Rails ActiveRecord: Updating attributes (object fields)


2017-03-07 · 2 min read

Ruby provides write accessors to change attributes (another name for fields) of an object. Those accessors may be redefined.

user.name = "Zaiste"

name will be marked as dirty and the change will not be persisted in the database. You can undo the change using reload! or persist the change in the database by calling user.save.

user.write_attribute(:name, "Zaiste")

write_attribute is called by the attribute accessor i.e. name= from previous example. The change will not be persisted the database. This method can be to bypass this accessor when you need a special behaviour at the time of setting given attribute.

def name=(new_name)
  write_attribute(:name, new_name.downcase)
end

You can change few attributes at once using attributes accessor or assign_attributes method.

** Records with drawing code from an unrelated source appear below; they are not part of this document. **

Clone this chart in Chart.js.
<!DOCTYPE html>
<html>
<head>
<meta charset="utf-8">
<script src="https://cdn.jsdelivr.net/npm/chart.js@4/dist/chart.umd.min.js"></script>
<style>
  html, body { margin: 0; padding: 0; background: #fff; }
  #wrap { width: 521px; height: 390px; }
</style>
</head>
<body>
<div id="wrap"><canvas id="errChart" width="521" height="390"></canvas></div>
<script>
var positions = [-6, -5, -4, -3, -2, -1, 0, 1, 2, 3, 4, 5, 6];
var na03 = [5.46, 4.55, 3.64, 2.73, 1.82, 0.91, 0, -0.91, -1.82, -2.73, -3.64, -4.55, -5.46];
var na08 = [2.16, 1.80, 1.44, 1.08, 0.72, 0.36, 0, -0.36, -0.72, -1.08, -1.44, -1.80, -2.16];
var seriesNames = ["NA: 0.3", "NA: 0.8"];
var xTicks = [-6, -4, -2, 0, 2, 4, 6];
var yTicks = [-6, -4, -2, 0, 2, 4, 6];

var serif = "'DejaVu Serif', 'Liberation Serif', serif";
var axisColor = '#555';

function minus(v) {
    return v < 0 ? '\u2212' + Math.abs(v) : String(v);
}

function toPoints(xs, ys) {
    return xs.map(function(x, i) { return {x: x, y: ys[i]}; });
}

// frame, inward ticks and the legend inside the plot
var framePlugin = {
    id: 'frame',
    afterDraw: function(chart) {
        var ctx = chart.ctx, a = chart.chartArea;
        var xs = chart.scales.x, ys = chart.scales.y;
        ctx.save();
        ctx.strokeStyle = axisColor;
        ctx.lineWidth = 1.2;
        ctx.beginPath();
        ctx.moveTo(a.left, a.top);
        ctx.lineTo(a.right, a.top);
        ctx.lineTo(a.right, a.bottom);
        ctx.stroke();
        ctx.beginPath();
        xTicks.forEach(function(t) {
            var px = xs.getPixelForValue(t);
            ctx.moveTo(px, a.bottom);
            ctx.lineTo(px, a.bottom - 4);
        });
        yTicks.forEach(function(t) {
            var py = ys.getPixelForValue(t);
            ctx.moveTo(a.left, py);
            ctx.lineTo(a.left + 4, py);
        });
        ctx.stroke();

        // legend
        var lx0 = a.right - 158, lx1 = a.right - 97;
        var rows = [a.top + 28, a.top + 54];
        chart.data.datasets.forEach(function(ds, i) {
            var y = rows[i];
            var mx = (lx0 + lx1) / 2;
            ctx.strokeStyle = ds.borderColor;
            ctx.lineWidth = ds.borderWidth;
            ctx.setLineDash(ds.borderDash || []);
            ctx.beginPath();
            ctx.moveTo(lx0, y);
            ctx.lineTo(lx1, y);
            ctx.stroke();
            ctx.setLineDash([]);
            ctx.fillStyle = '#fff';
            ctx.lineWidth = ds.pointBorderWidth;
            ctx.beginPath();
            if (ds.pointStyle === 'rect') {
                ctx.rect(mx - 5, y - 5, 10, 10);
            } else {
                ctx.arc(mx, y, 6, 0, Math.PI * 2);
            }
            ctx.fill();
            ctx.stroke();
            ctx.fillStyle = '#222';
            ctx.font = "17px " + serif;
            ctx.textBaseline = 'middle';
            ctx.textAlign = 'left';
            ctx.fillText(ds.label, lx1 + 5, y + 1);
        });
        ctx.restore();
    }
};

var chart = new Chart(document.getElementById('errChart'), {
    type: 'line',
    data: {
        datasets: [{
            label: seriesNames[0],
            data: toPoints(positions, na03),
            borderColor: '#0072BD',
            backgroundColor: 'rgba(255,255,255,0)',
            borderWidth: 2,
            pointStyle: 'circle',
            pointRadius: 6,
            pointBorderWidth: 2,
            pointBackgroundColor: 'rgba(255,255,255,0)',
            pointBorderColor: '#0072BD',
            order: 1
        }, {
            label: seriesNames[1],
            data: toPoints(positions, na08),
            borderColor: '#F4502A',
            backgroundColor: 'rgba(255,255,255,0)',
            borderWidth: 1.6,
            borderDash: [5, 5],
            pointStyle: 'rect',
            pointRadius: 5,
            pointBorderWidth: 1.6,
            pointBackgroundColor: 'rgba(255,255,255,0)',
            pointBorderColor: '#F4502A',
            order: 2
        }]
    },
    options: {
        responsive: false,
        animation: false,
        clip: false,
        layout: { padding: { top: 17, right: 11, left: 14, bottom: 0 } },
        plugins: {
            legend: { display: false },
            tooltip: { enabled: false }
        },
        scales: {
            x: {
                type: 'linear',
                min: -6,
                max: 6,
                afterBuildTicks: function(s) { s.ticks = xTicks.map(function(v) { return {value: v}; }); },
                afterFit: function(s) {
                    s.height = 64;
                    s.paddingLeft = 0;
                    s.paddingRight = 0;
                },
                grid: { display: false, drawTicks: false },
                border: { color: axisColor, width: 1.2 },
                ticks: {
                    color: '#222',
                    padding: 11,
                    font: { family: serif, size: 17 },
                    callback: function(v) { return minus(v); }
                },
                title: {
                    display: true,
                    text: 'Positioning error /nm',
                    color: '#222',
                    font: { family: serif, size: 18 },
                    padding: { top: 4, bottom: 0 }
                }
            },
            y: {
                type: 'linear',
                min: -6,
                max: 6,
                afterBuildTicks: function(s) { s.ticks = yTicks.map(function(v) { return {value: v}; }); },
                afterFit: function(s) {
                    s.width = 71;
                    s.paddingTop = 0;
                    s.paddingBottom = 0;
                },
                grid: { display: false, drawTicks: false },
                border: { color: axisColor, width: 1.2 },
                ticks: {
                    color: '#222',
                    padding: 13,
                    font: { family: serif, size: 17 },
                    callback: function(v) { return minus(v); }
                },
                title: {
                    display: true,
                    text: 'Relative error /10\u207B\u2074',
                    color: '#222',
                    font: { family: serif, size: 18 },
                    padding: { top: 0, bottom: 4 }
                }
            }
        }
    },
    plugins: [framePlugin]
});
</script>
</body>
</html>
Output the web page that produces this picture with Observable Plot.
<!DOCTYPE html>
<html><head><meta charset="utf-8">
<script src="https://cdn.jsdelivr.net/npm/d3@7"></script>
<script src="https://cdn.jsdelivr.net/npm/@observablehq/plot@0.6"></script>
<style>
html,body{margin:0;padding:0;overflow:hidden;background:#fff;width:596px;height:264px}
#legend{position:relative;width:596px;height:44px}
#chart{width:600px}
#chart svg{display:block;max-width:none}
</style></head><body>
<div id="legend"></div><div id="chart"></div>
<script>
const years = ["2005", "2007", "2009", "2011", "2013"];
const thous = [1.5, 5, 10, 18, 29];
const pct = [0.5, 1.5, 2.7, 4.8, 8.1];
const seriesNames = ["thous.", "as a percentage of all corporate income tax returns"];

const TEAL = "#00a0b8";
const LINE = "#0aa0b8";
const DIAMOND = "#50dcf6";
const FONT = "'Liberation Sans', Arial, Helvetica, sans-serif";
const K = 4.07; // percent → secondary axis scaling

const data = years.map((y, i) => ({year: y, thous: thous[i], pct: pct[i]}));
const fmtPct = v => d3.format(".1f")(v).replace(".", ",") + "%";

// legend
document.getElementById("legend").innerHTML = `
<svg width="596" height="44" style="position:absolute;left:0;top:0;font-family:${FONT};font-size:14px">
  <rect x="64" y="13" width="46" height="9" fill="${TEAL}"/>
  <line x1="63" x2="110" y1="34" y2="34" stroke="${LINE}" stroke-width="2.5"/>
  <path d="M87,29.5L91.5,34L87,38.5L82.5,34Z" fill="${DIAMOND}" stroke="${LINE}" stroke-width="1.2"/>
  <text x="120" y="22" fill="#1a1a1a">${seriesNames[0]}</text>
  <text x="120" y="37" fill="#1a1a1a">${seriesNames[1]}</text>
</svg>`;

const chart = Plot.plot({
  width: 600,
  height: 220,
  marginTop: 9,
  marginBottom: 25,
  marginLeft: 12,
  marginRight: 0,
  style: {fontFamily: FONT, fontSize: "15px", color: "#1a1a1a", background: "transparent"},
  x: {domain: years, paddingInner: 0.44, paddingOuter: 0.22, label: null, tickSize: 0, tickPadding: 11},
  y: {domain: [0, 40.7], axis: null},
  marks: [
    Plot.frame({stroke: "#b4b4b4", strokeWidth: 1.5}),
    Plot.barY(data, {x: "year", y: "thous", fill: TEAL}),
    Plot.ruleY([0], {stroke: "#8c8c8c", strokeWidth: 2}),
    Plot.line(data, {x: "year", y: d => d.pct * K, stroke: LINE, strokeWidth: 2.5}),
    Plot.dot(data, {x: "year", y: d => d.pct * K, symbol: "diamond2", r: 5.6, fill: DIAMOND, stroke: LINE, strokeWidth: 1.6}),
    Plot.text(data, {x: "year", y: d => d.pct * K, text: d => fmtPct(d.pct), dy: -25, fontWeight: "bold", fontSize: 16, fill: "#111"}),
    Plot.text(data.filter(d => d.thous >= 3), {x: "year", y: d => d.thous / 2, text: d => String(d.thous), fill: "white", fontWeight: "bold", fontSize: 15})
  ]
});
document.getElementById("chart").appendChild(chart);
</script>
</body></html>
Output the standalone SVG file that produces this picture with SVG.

user.attributes = { name: "Zaiste", age: 21 }
user.assign_attributes { name: "Zaiste", age: 21 }

This won't persist changes in the database. Unspecified attributes won’t be changed.

Use update_attribute to change an attribute and persist it without running validations.

user.update_attribute(:name, "Zaiste")

Use update to change an attribute, check the validations and persist the change if validations pass.

user.update(name: "Zaiste")

You can find an object and update it with a one command using update as class method.

User.update(111, name: "Zaiste")

The validations will be checked.

You can find and update several objects at once using update class method.

User.update(
  [123,234,345],
  [
    { name: "Zaiste" },
    { name: "Józio", age: 7 },
    { name: "Francois", age: 18, city: "Paris"},
  ]
)

You can also update all objects at once using update_all class method.

User.update_all(name: "Zaiste")

This method won’t check the validations.